Preparing for wave two.

Lisa Martens
Photo by Shayna Take on Unsplash

I reached my father’s home in Costa Rica. The last person who had been there was me. He was stuck in the United States. I had also been in the United States, but I hadn’t felt stuck. He was eager to come back, whereas I had taken my time. Still, somehow, strangely, I had made it back first.

I saw evidence that my grandmother had come in looking for spare parts — the TV was gone, my broom, my towels, some pots, and my father’s favorite knives, the ones with the red handles. I smiled to myself. I would have to get them back before he came; he would be annoyed.

But aside from that, no one had been in there since February.

There were cobwebs everywhere. The dust stung my eyes. Getting through customs had been a different sort of ordeal. We had to fill out forms, buy insurance, get codes for our phones, and let the customs agents scan the codes. We stood six feet apart. Agents took people’s temperatures at random. But still, even though I was nervous, I felt like I was home. How could someone turn me away from my home?

I had spent the first wave in New York. No one believed me when I told them we protested peacefully, we stayed inside, we donated, we volunteered. To the rest of the world, New York had burned down. It was a cesspool of crime. Bodies piled up and liquefied in the streets.

And no matter how many times I told them about how I loved walking around the park with friends and mixed drinks, how I walked my roommate’s dog every night, and how we all picked up extra garbage, everyone just believed what they wanted to believe about New York.

I left the states about a week and a half before Thanksgiving, right before the rush. I felt like I had slipped under a closing door. Would there be another lockdown? I didn’t see how there wouldn’t be.

My poor house. Abandoned, unloved. I stomped around and made noise. I opened and closed drawers. I burned a candle. I burned incense. I hoped the scorpions hiding in my clothes and shoes would hear me and leave on their own.

I kicked the bedframe, hit the pillows. Scorpions only stung you if they had no choice, so I wanted to give them the option to run and hide. I would clean tomorrow. I had to sleep now.

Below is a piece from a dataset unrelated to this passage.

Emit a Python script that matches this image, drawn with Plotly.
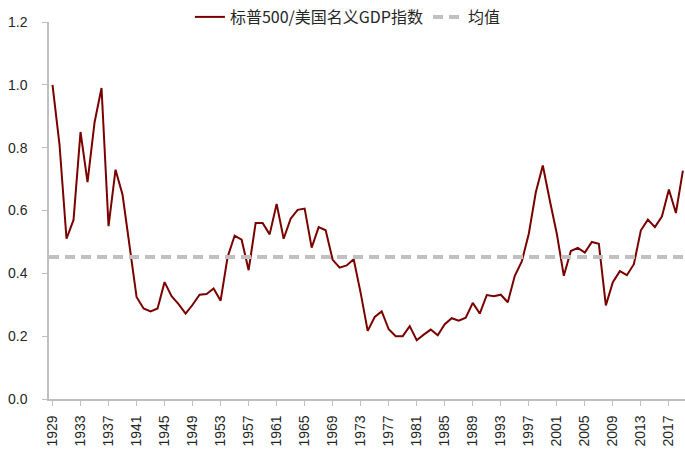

I hit and shook the pillows. I grabbed pillows and hit the bed. I had to scare them away. I did this for I don’t know how long. Maybe a minute. Maybe an hour.

When I was satisfied that nothing was there, I went to sleep. Maybe they were under me, hiding. There were spiders in here for sure. I would have to sweep. I would have to air out all my laundry. I would have to empty every drawer and shake out all the shoes. If there were any leather pieces, they would have crumbled in the humidity by now. Leather here, if not wrapped in plastic, turns into gray flakes, and is eaten hollow by ants.

Here is where I would spend the second wave. My other home, my home so different from New York.

I remembered an old friend who felt that he met me to teach him a lesson. I smiled to myself. I knew it was not the lesson he wanted to learn. Traveling men want to meet strange, magical, sexy women who will give them everything they want. A spiritual guide. Sex. A mother’s love. And no conflict. It doesn’t happen that way. I fell asleep hoping he learned something from me, even if it was something unpleasant.

I would clean, and the house would be alive. The air would circulate. And over time, it would feel like my home again. I would touch the clothes I had purchased in India, in Italy, in New York, in England. I would feel everything. I would throw things out with a degree of authority. I wasn’t renting someone else’s room now. These were my things, and my memories.

The scorpions would have to adapt.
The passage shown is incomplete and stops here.